Au lancement de la CARMA, en décembre 2009, de grands engagements ont été pris. Le gouvernement a élaboré la Feuille nationale de route pour l'accélération de la réduction de la mortalité maternelle, néonatale et infantile. Objectif: réduire à 275 le nombre de décès pour 100.000 naissances. En 2010, une table- ronde organisée à N'Djaména a permis de mobiliser 86 milliards francs CFA pour réduire le fléau.

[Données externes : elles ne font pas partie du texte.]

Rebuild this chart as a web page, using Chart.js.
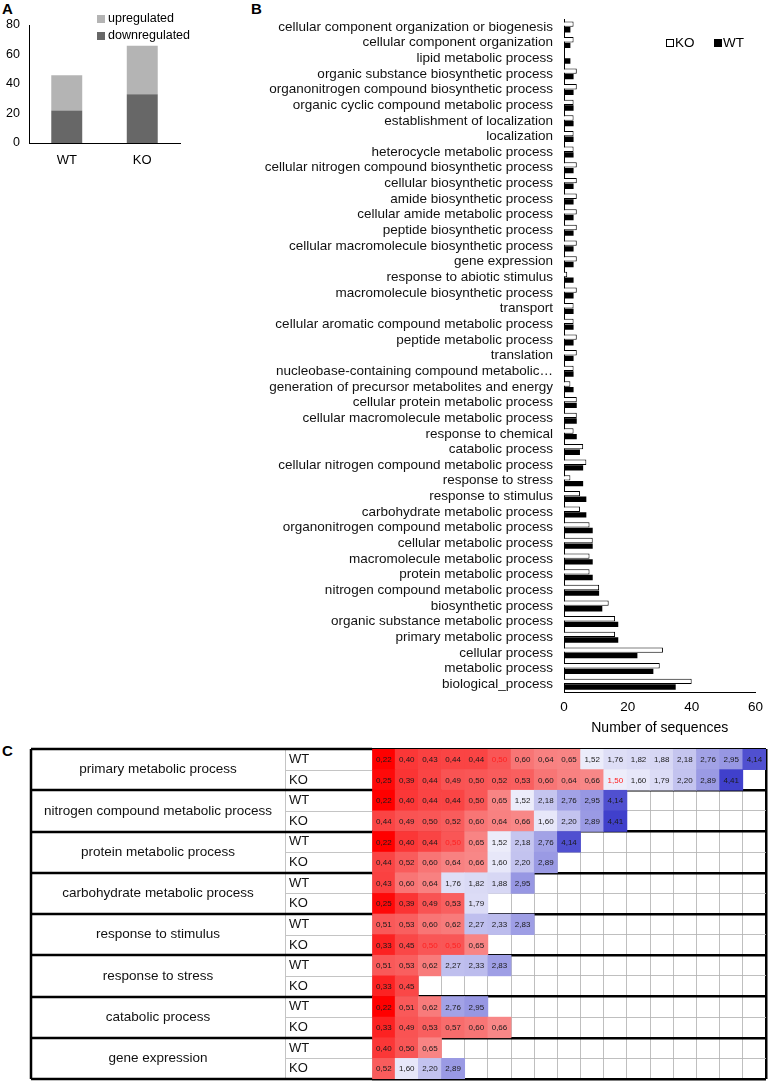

Première sage-femme du Tchad, Mme Achta Toné Gossingar a été nommée ambassadrice itinérante de la CARMMA par le président Idriss Déby Itno. Mais le 23 novembre 2011, elle s'éteignait dans un avion qui l'amenait à Tunis (Tunisie) pour une rencontre internationale sur la mortalité maternelle. Pendant plusieurs mois, la CARMMA a été orpheline de son ambassadrice. Début juillet 2012, le président Déby Itno a nommé Mme Blondeau Georgina Fatimé, une des premières sages-femmes du pays, en lieu et place de Mme Achta Toné Gossingar.

"D'ici 2015, il faut réduire la mortalité de ce groupe vulnérable (les femmes enceintes, Ndlr) au 3/4", conclut la nouvelle ambassadrice de la CARMMA au Tchad.